Critiques

Light Conductor

Sequence One

  • Constellation Records
  • 2019
  • 39 minutes
7,5

« Une soupe cosmique. » C’est ainsi que le label montréalais Constellation décrit le nouveau projet de Jace Lasek (The Besnard Lakes) et de Stephen Ramsey (Young Galaxy). Réunis sous le nom de Light Conductor, ils nous arrivent avec un premier album intitulé Sequence One, une œuvre contemplative qui combine adroitement la musique ambiante, l’expérimentation électronique et le space-rock.

S’il y a un mot pour décrire la musique de Light Conductor, c’est la patience. En effet, Lasek et Ramsey prennent tout leur temps pour développer des pièces qui se caractérisent par des structures très simples et volontairement répétitives. Les deux musiciens se connaissent très bien et s’amusent depuis quelques années à créer des « improvisations lentes » en utilisant des synthétiseurs modulaires.

La première face du disque est composée de deux pièces qui, en réalité, n’en forment qu’une seule. D’une durée de plus de onze minutes, A Bright Resemblance est basée sur une mélodie de six notes répétée en boucle. Le rythme est lent, avec de subtiles variations de textures : ici une basse pour asseoir la pulsation, ici un thérémine qu’on dirait sorti d’un vieux film de science-fiction. L’ensemble peut rappeler un groupe comme Tangerine Dream, mais aussi la musique minimaliste dans la tradition de Steve Reich, Terry Riley, La Monte Young ou alors Philip Glass.

La pièce s’enchaîne avec Chapel of the Snows, elle aussi construite selon le même motif de six notes mais qui se désagrège en un long bourdon (drone). De ce bruit blanc émergent finalement des notes vers la fin du morceau, avec des sonorités de synthétiseurs qui ressemblent presque à des violons. La musique s’éteint comme elle a commencé au début du disque, doucement et sans qu’il n’y ait eu vraiment de pic d’intensité. L’important ici n’est pas la destination, mais le voyage.

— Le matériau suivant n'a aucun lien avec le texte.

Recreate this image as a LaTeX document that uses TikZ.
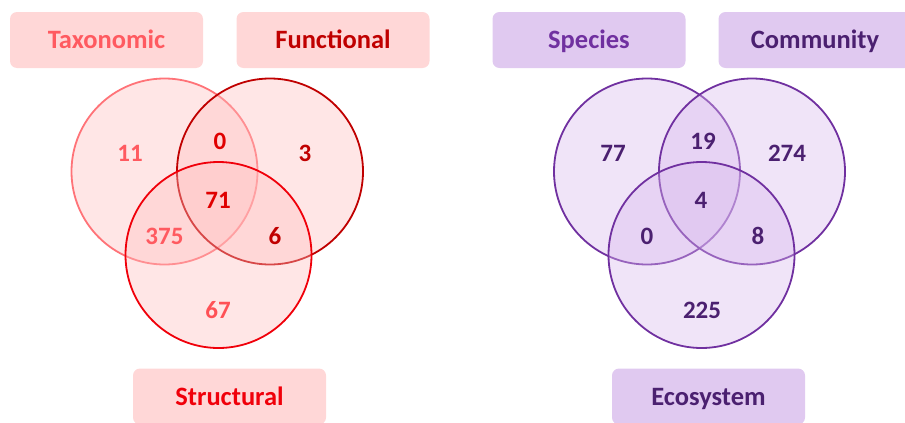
\documentclass[tikz,border=0pt]{standalone}
\usepackage{fontspec}
\setmainfont{Carlito}
\usetikzlibrary{positioning}

\definecolor{coral}{RGB}{255,90,96}
\definecolor{darkred}{RGB}{192,0,0}
\definecolor{brightred}{RGB}{240,0,10}
\definecolor{pinkbox}{RGB}{255,215,215}
\definecolor{pinkfill}{RGB}{255,190,190}
\definecolor{purple}{RGB}{112,48,160}
\definecolor{darkpurple}{RGB}{75,32,112}
\definecolor{lilacbox}{RGB}{224,201,240}
\definecolor{lilacfill}{RGB}{216,184,237}

\tikzset{
    setname/.style={rectangle, rounded corners=7pt, minimum width=193pt, minimum height=56pt,
        font=\fontsize{26.5}{30}\selectfont\bfseries, text height=17pt, text depth=0pt},
    redset/.style={setname, fill=pinkbox},
    purpleset/.style={setname, fill=lilacbox},
    venn/.style={circle, minimum size=186pt, inner sep=0pt, line width=1.8pt, fill opacity=0.38},
    count/.style={font=\fontsize{25}{30}\selectfont\bfseries, inner sep=1pt}
}

\begin{document}
\begin{tikzpicture}[x=1pt, y=-1pt]
    \useasboundingbox (0,0) rectangle (905,423);

    % left diagram
    \node[venn, draw=coral!85, fill=pinkfill] (tax) at (164.5,171.5) {};
    \node[venn, draw=darkred, fill=pinkfill] (fun) at (270,171.5) {};
    \node[venn, draw=brightred, fill=pinkfill] (str) at (218.5,255) {};

    \node[redset, text=coral] (taxname) at (106.5,40) {Taxonomic};
    \node[redset, text=darkred] (funname) at (333,40) {Functional};
    \node[redset, text=brightred] (strname) at (229.5,396.5) {Structural};

    \node[count, text=coral] (t) at (130,153) {11};
    \node[count, text=red!88!black] (tf) at (220,141) {0};
    \node[count, text=darkred] (f) at (305,153) {3};
    \node[count, text=red!88!black] (tfs) at (218,200) {71};
    \node[count, text=coral] (ts) at (164.5,236) {375};
    \node[count, text=darkred] (fs) at (275,236) {6};
    \node[count, text=coral!90!red] (s) at (218,310) {67};

    % right diagram
    \node[venn, draw=purple, fill=lilacfill] (spe) at (647,171.5) {};
    \node[venn, draw=purple, fill=lilacfill] (com) at (752,171.5) {};
    \node[venn, draw=purple, fill=lilacfill] (eco) at (701.5,255) {};

    \node[purpleset, text=purple] (spename) at (589,40) {Species};
    \node[purpleset, text=darkpurple] (comname) at (815,40) {Community};
    \node[purpleset, text=darkpurple] (econame) at (708.5,396.5) {Ecosystem};

    \node[count, text=darkpurple] (p) at (613,153) {77};
    \node[count, text=darkpurple] (pc) at (703,141) {19};
    \node[count, text=darkpurple] (c) at (787,153) {274};
    \node[count, text=darkpurple] (pce) at (701,200) {4};
    \node[count, text=darkpurple] (pe) at (647,236) {0};
    \node[count, text=darkpurple] (ce) at (758,236) {8};
    \node[count, text=darkpurple] (e) at (702,310) {225};
\end{tikzpicture}
\end{document}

La face B s’ouvre sur la pièce la plus monocorde de l’album, intitulée Far from the Warming Sun, qui s’articule autour d’une lente pulsation électronique. L’absence de mélodie ou d’harmonie crée forcément une impression de vide, même si on se doute bien que c’était là l’effet recherché par Lasek et Ramsey. N’empêche, sur une durée de plus de dix minutes, le tout s’avère parfois un peu trop statique.

Les deux dernières pièces de l’album forment elles aussi une sorte de diptyque. When the Robot Hits the Water marque un changement de tempo vers une pulsation plus rapide, avec des effets électroniques à la On the Run de Pink Floyd. Mais on pense surtout au travail de Boards of Canada, pour le côté très rétro de ce mélange entre électronique et psychédélique. Et ce n’est sans doute pas un hasard. Tout comme le duo écossais, Lasek est un partisan de la bonne vieille technologie analogue dans son travail de réalisateur et Sequence One, enregistré au studio Breakglass, témoigne de cette quête d’une sonorité imparfaite, comme altérée par le temps.

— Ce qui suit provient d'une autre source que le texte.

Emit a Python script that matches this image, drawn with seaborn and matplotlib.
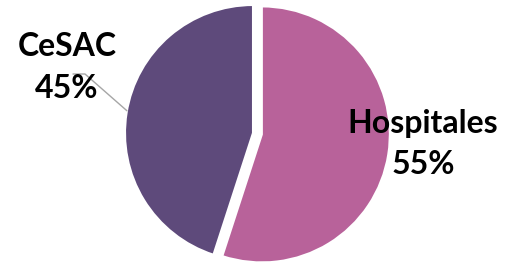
import numpy as np
import matplotlib
matplotlib.use("Agg")
import matplotlib.pyplot as plt
import seaborn as sns

# Data
categories = ["Hospitales", "CeSAC"]
values = [55, 45]
colors = ["#B8629A", "#5E4A7B"]

sns.set_style("white")
plt.rcParams["font.family"] = ["Lato", "DejaVu Sans"]

W, H = 512, 264
R = 128  # pie radius in pixels
cx, cy = 253, 133  # pie centre in pixels (from top-left)

fig = plt.figure(figsize=(W / 100, H / 100), dpi=100)
ax = fig.add_axes([0, 0, 1, 1])

wedges, _ = ax.pie(values, colors=sns.color_palette(colors), startangle=90,
                   counterclock=False, explode=[0.07, 0], radius=1,
                   wedgeprops=dict(edgecolor="white", linewidth=1.5))

ax.set_xlim(-cx / R, (W - cx) / R)
ax.set_ylim(-(H - cy) / R, cy / R)
ax.set_aspect("equal")
ax.axis("off")


def px(x, y):
    return (x - cx) / R, (cy - y) / R


# Labels
lab = dict(ha="center", va="center", fontsize=23, fontweight="bold", color="black")
ax.text(*px(67, 47), "CeSAC", **lab)
ax.text(*px(67, 89), "45%", **lab)
ax.text(*px(423, 123), "Hospitales", **lab)
ax.text(*px(423, 165), "55%", **lab)

# Leader line for CeSAC
ang = np.deg2rad(170)
tip = (np.cos(ang), np.sin(ang))
ax.plot([px(73, 74)[0], px(85, 74)[0], tip[0]], [px(73, 74)[1], px(85, 74)[1], tip[1]],
        color="#A6A6A6", linewidth=1)

fig.savefig("out.png", dpi=100)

L’album atteint son point culminant sur la pièce éponyme Light Conductor, le seul titre qui évoque de loin l’univers sonore des Besnard Lakes. C’est dû entre autres à l’entrée en scène d’une guitare électrique mais aussi à la présence de la voix de Catherine McCandless, la femme de Ramsey et sa partenaire dans Young Galaxy. On comprend alors que Sequence One doit être perçu comme un tout, avec cette lente progression nous menant jusqu’à cette finale krautrock explosive.

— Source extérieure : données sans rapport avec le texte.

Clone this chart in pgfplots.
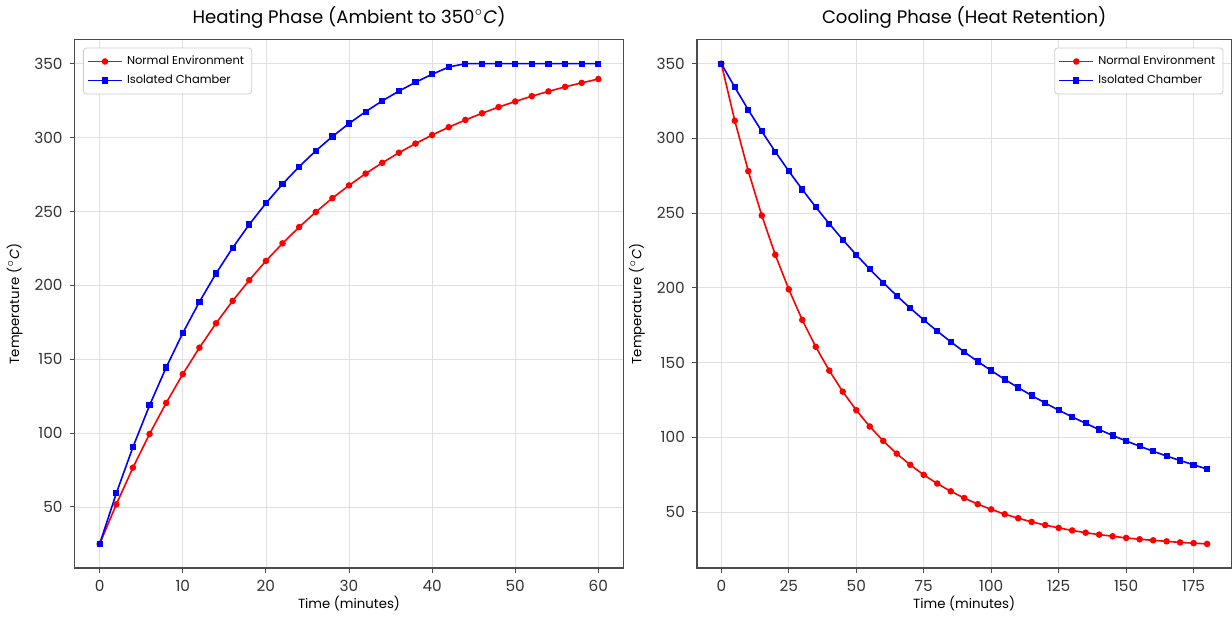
\documentclass[border=0pt]{standalone}
\usepackage{fontspec}
\setmainfont{Poppins}
\usepackage{pgfplots}
\pgfplotsset{compat=1.18}

\pgfplotsset{
  phase/.style={
    scale only axis,
    height=261.5bp,
    axis line style={black!70, line width=0.6pt},
    grid=major,
    major grid style={black!12, line width=0.4pt},
    tick style={black!70, line width=0.5pt},
    tick align=outside,
    major tick length=2.5bp,
    xtick pos=bottom, ytick pos=left,
    /pgf/number format/assume math mode=true,
    tick label style={font=\fontsize{7.6}{8.5}\selectfont, text=black!80},
    label style={font=\fontsize{6.6}{8}\selectfont},
    title style={font=\fontsize{9}{10.5}\selectfont, yshift=-4bp},
    xlabel style={yshift=4.5bp},
    ylabel style={yshift=-1bp},
    ylabel={Temperature ($^\circ$\textit{C})},
    xlabel={Time (minutes)},
    ytick={50,100,150,200,250,300,350},
    legend style={font=\fontsize{5.7}{6.5}\selectfont, draw=black!20, rounded corners=1.5pt,
      inner sep=1.8pt, row sep=-0.3pt},
    legend cell align=left,
  },
  normal/.style={red, line width=0.8pt, mark=*, mark size=1.2bp},
  isolated/.style={blue, line width=0.8pt, mark=square*, mark size=1.15bp},
}

\begin{document}
\begin{tikzpicture}
\begin{axis}[phase, name=heat,
    width=271.5bp,
    title={Heating Phase (Ambient to 350$^\circ$\textit{C})},
    xmin=-3, xmax=63, ymin=8.75, ymax=366.25,
    xtick={0,10,20,30,40,50,60},
    legend style={at={(0.015,0.985)}, anchor=north west},
]
\addplot[normal] coordinates {
(0,25) (2,51.8) (4,76.6) (6,99.4) (8,120.4) (10,139.9) (12,157.8) (14,174.3)
(16,189.5) (18,203.5) (20,216.5) (22,228.4) (24,239.4) (26,249.6) (28,259.0)
(30,267.6) (32,275.6) (34,282.9) (36,289.7) (38,295.9) (40,301.7) (42,307.0)
(44,311.9) (46,316.4) (48,320.6) (50,324.4) (52,328.0) (54,331.2) (56,334.3)
(58,337.0) (60,339.6)
};
\addlegendentry{Normal Environment}
\addplot[isolated] coordinates {
(0,25) (2,59.3) (4,90.5) (6,118.8) (8,144.4) (10,167.7) (12,188.8) (14,208.0)
(16,225.4) (18,241.2) (20,255.5) (22,268.5) (24,280.3) (26,291.0) (28,300.7)
(30,309.5) (32,317.5) (34,324.8) (36,331.4) (38,337.4) (40,342.8) (42,347.7)
(44,350) (46,350) (48,350) (50,350) (52,350) (54,350) (56,350) (58,350) (60,350)
};
\addlegendentry{Isolated Chamber}
\end{axis}

\begin{axis}[phase,
    at={(heat.south east)}, anchor=south west, xshift=36.5bp,
    width=264.5bp,
    title={Cooling Phase (Heat Retention)},
    xmin=-9, xmax=189, ymin=12.5, ymax=366.1,
    xtick={0,25,50,75,100,125,150,175},
    legend style={at={(0.985,0.985)}, anchor=north east},
]
\addplot[normal] coordinates {
(0,350) (5,311.8) (10,278.1) (15,248.4) (20,222.1) (25,199.0) (30,178.5)
(35,160.5) (40,144.6) (45,130.5) (50,118.1) (55,107.2) (60,97.5) (65,89.0)
(70,81.5) (75,74.8) (80,69.0) (85,63.8) (90,59.3) (95,55.2) (100,51.7)
(105,48.5) (110,45.8) (115,43.3) (120,41.2) (125,39.3) (130,37.6) (135,36.1)
(140,34.8) (145,33.7) (150,32.6) (155,31.7) (160,31.0) (165,30.3) (170,29.6)
(175,29.1) (180,28.6)
};
\addlegendentry{Normal Environment}
\addplot[isolated] coordinates {
(0,350) (5,334.2) (10,319.1) (15,304.7) (20,291.1) (25,278.1) (30,265.8)
(35,254.0) (40,242.9) (45,232.2) (50,222.1) (55,212.5) (60,203.4) (65,194.7)
(70,186.4) (75,178.5) (80,171.0) (85,163.9) (90,157.1) (95,150.7) (100,144.6)
(105,138.7) (110,133.2) (115,127.9) (120,122.9) (125,118.1) (130,113.6)
(135,109.3) (140,105.1) (145,101.2) (150,97.5) (155,94.0) (160,90.6)
(165,87.4) (170,84.4) (175,81.5) (180,78.7)
};
\addlegendentry{Isolated Chamber}
\end{axis}
\end{tikzpicture}
\end{document}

Sequence One est un album un peu déroutant pour quiconque s’attend à retrouver quelque chose qui s’apparenterait de près ou de loin au psych-rock teinté de shoegaze des Besnard Lakes ou (encore moins) à la dream pop de Young Galaxy. Mais il s’agit d’une œuvre cohérente, un peu en-dehors de son époque, qui s’apprécie davantage avec une paire d’écouteurs ou plongé dans une obscurité complète.